MacLean's hosts Hannah Dreier's Associated Press article noting that one casualty of Venezuela's ongoing economic collapse is modern medicine.

Oncologist Gabriel Romero performs hundreds of life-saving surgeries a year, but he no longer takes pleasure in his work.

That’s because he believes that many of the mastectomies he does on some of Venezuela’s poorest women wouldn’t be needed in a normally functioning country. Doctors say they are being forced to return to outdated treatments because the socialist country’s economic problems make it impossible to ensure the proper running of radiation machines in public hospitals, where patients receive free treatment under Venezuela’s universal health care.

“You don’t feel comfortable with it, because you’re making a decision that goes against your professional judgment,” Romero said recently after seeing patients in the grubby basement clinic at the Dr. Luis Razetti Oncology Center, at the foot of a Caracas slum. The hospital’s only linear accelerator machine, the more modern of the two kinds of radiotherapy devices used in Venezuela, has been broken since November.

“We’re practicing medicine from the 1940s here, and we know that’s not right,” Romero said.

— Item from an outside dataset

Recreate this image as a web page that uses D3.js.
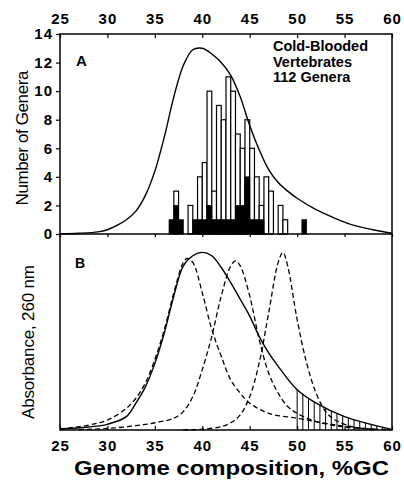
<!DOCTYPE html>
<html>
<head>
<meta charset="utf-8">
<script src="https://cdn.jsdelivr.net/npm/d3@7"></script>
<style>
  body { margin: 0; background: #fff; }
  svg text { font-family: "Liberation Sans", Arial, sans-serif; fill: #000; }
</style>
</head>
<body>
<svg id="chart"></svg>
<script>
// bins are 0.5 %GC wide, keyed by left edge
const binStart = [36.5, 37, 37.5, 38, 38.5, 39, 39.5, 40, 40.5, 41, 41.5, 42, 42.5, 43,
    43.5, 44, 44.5, 45, 45.5, 46, 46.5, 47, 47.5, 48, 48.5, 49, 49.5, 50, 50.5];
const binTotal = [1, 3, 1, 0, 2, 1, 4, 5, 10, 3, 9, 8, 11, 10,
    7, 6, 8, 6, 4, 2, 4, 3, 0, 2, 1, 0, 0, 0, 1];
const binBlack = [1, 2, 1, 0, 0, 1, 1, 1, 2, 1, 1, 1, 1, 1,
    2, 2, 4, 1, 1, 1, 0, 0, 0, 0, 0, 0, 0, 0, 1];

// fitted curve of panel A (genera)
const curveAx = [25, 27, 29, 30, 31, 32, 33, 34, 35, 36, 37, 38, 39, 40, 41, 42, 43, 44, 45, 46, 47, 48, 49, 50, 52, 54, 56, 58, 60];
const curveAy = [0, 0.05, 0.15, 0.3, 0.6, 1.0, 1.6, 2.7, 4.4, 6.8, 9.6, 11.8, 12.9, 13.0, 12.6, 12.0, 11.1, 9.6, 7.6, 5.9, 4.5, 3.6, 3.0, 2.5, 1.7, 1.1, 0.6, 0.3, 0.05];

// panel B absorbance profiles (arbitrary units)
const solidX = [25, 28, 30, 32, 33, 34, 35, 36, 37, 38, 39, 40, 41, 42, 43, 44, 45, 46, 47, 48, 50, 52, 55, 58, 60];
const solidY = [0.5, 1.5, 2.9, 6.8, 13.7, 22, 34, 49.6, 68.4, 83.7, 88.9, 90.6, 88.9, 82.9, 75.2, 66.7, 58.1, 47.8, 39.3, 32.5, 20.5, 13.7, 6.8, 2.6, 0.3];

const dash1X = [25, 28, 30, 32, 33, 34, 35, 36, 37, 38, 38.4, 39, 40, 41, 42, 43, 44, 45, 47, 50, 53, 55, 58];
const dash1Y = [0.5, 2.5, 5.1, 11.1, 16.2, 24, 35.9, 51.3, 70, 85.5, 87.5, 85.5, 70, 51.3, 37.6, 25.6, 18.8, 13.7, 8.5, 6, 3.4, 1.9, 0.5];

const dash2X = [27, 30, 33, 35, 37, 38, 39, 40, 41, 42, 43, 43.5, 44, 45, 46, 47, 48, 49, 50, 52, 55, 58];
const dash2Y = [0.2, 0.8, 2.2, 3.7, 6, 9.4, 17, 30.8, 47.8, 68.4, 83.7, 86.3, 83.7, 68.4, 46.2, 29, 18.8, 12, 8.5, 4.3, 1.5, 0.4];

const dash3X = [38, 40, 42, 43, 44, 45, 46, 47, 48, 48.5, 49, 50, 51, 52, 53, 54, 56, 58, 60];
const dash3Y = [0.1, 0.4, 1.7, 3.7, 7.7, 17, 34.2, 59.8, 85.5, 90.6, 83.7, 56.4, 34.2, 18.8, 9.4, 5.1, 1.5, 0.5, 0.2];

const gcTicks = [25, 30, 35, 40, 45, 50, 55, 60];
const generaTicks = [0, 2, 4, 6, 8, 10, 12, 14];
const legendLines = ["Cold-Blooded", "Vertebrates", "112 Genera"];

const width = 404, height = 481;
const left = 60, right = 392;
const aTop = 34, aBottom = 234, bBottom = 430;

const svg = d3.select("#chart")
    .attr("width", width)
    .attr("height", height);

const x = d3.scaleLinear().domain([25, 60]).range([left, right]);
const yA = d3.scaleLinear().domain([0, 14]).range([aBottom, aTop]);
const yB = d3.scaleLinear().domain([0, 100]).range([bBottom, aBottom]);

// ---- panel A bars
const bars = binStart.map((s, i) => ({ s: s, total: binTotal[i], black: binBlack[i] }))
    .filter(d => d.total > 0);

const barG = svg.append("g");
barG.selectAll("rect.open")
    .data(bars.filter(d => d.total > d.black))
    .enter().append("rect")
    .attr("class", "open")
    .attr("x", d => x(d.s))
    .attr("y", d => yA(d.total))
    .attr("width", d => x(d.s + 0.5) - x(d.s))
    .attr("height", d => yA(0) - yA(d.total))
    .attr("fill", "#fff")
    .attr("stroke", "#000")
    .attr("stroke-width", 1.2);

barG.selectAll("rect.black")
    .data(bars.filter(d => d.black > 0))
    .enter().append("rect")
    .attr("class", "black")
    .attr("x", d => x(d.s))
    .attr("y", d => yA(d.black))
    .attr("width", d => x(d.s + 0.5) - x(d.s))
    .attr("height", d => yA(0) - yA(d.black))
    .attr("fill", "#000")
    .attr("stroke", "#000")
    .attr("stroke-width", 0.8);

// ---- panel A curve
const lineA = d3.line()
    .x(d => x(d[0]))
    .y(d => yA(d[1]))
    .curve(d3.curveCatmullRom);

svg.append("path")
    .datum(curveAx.map((v, i) => [v, curveAy[i]]))
    .attr("d", lineA)
    .attr("fill", "none")
    .attr("stroke", "#000")
    .attr("stroke-width", 1.4);

// ---- panel B
const lineB = d3.line()
    .x(d => x(d[0]))
    .y(d => yB(d[1]))
    .curve(d3.curveCatmullRom);

const solidPts = solidX.map((v, i) => [v, solidY[i]]);

// hatching under the solid curve beyond 50 %GC
const solidAt = g => {
    const i = d3.bisectLeft(solidX, g);
    if (i <= 0) return solidY[0];
    const t = (g - solidX[i - 1]) / (solidX[i] - solidX[i - 1]);
    return solidY[i - 1] + t * (solidY[i] - solidY[i - 1]);
};
const hatch = d3.range(50, 59.9, 0.6);
svg.append("g").selectAll("line")
    .data(hatch)
    .enter().append("line")
    .attr("x1", d => x(d)).attr("x2", d => x(d))
    .attr("y1", yB(0))
    .attr("y2", d => yB(solidAt(d)))
    .attr("stroke", "#000")
    .attr("stroke-width", 1);

[[dash1X, dash1Y], [dash2X, dash2Y], [dash3X, dash3Y]].forEach(([xs, ys]) => {
    svg.append("path")
        .datum(xs.map((v, i) => [v, ys[i]]))
        .attr("d", lineB)
        .attr("fill", "none")
        .attr("stroke", "#000")
        .attr("stroke-width", 1.3)
        .attr("stroke-dasharray", "5,3");
});

svg.append("path")
    .datum(solidPts)
    .attr("d", lineB)
    .attr("fill", "none")
    .attr("stroke", "#000")
    .attr("stroke-width", 1.4);

// ---- frames
svg.append("rect")
    .attr("x", left).attr("y", aTop)
    .attr("width", right - left).attr("height", bBottom - aTop)
    .attr("fill", "none").attr("stroke", "#000").attr("stroke-width", 1.5);
svg.append("line")
    .attr("x1", left).attr("x2", right)
    .attr("y1", aBottom).attr("y2", aBottom)
    .attr("stroke", "#000").attr("stroke-width", 1.5);

// ---- axes
const tickFont = "bold 15px 'Liberation Sans', Arial, sans-serif";

const topAxis = svg.append("g")
    .attr("transform", `translate(0,${aTop})`)
    .call(d3.axisTop(x).tickValues(gcTicks).tickSize(-4).tickPadding(10));
const botAxis = svg.append("g")
    .attr("transform", `translate(0,${bBottom})`)
    .call(d3.axisBottom(x).tickValues(gcTicks).tickSize(-4).tickPadding(10));
const midAxis = svg.append("g")
    .attr("transform", `translate(0,${aBottom})`)
    .call(d3.axisBottom(x).tickValues(gcTicks).tickSize(3).tickFormat(""));
const leftAxis = svg.append("g")
    .attr("transform", `translate(${left},0)`)
    .call(d3.axisLeft(yA).tickValues(generaTicks).tickSize(4).tickPadding(3));

[topAxis, botAxis, midAxis, leftAxis].forEach(g => {
    g.select(".domain").remove();
    g.selectAll("line").attr("stroke-width", 1.2);
    g.selectAll("text").style("font", tickFont).attr("letter-spacing", "1px");
});

// ---- labels
svg.append("text")
    .attr("transform", `translate(28,${(aTop + aBottom) / 2 + 4}) rotate(-90)`)
    .attr("text-anchor", "middle")
    .attr("textLength", 135)
    .style("font-size", "17px")
    .text("Number of Genera");

svg.append("text")
    .attr("transform", `translate(34,${(aBottom + bBottom) / 2 + 10}) rotate(-90)`)
    .attr("text-anchor", "middle")
    .attr("textLength", 154)
    .style("font-size", "17px")
    .text("Absorbance, 260 nm");

svg.append("text")
    .attr("x", 74).attr("y", 475)
    .attr("textLength", 315)
    .attr("lengthAdjust", "spacingAndGlyphs")
    .style("font", "bold 20px 'Liberation Sans', Arial, sans-serif")
    .text("Genome composition, %GC");

svg.append("text")
    .attr("x", 76).attr("y", 66)
    .style("font", "bold 15px 'Liberation Sans', Arial, sans-serif")
    .text("A");
svg.append("text")
    .attr("x", 75).attr("y", 268)
    .style("font", "bold 14px 'Liberation Sans', Arial, sans-serif")
    .text("B");

svg.append("g").selectAll("text")
    .data(legendLines)
    .enter().append("text")
    .attr("x", 273)
    .attr("y", (d, i) => 51 + i * 15.5)
    .style("font", "bold 14.5px 'Liberation Sans', Arial, sans-serif")
    .text(d => d);
</script>
</body>
</html>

The challenges facing doctors are just one reflection of an economy battered by widespread shortages. The recent crash in global oil prices, which account for 95 per cent of Venezuela’s exports, is creating a cash shortage that makes it difficult to buy imported goods, such as parts for medical machines. Also depressing economic activity is 68 per cent inflation and a currency crisis that has seen the value of the local Bolivar plunge 46 per cent this year on the closely-watched black market.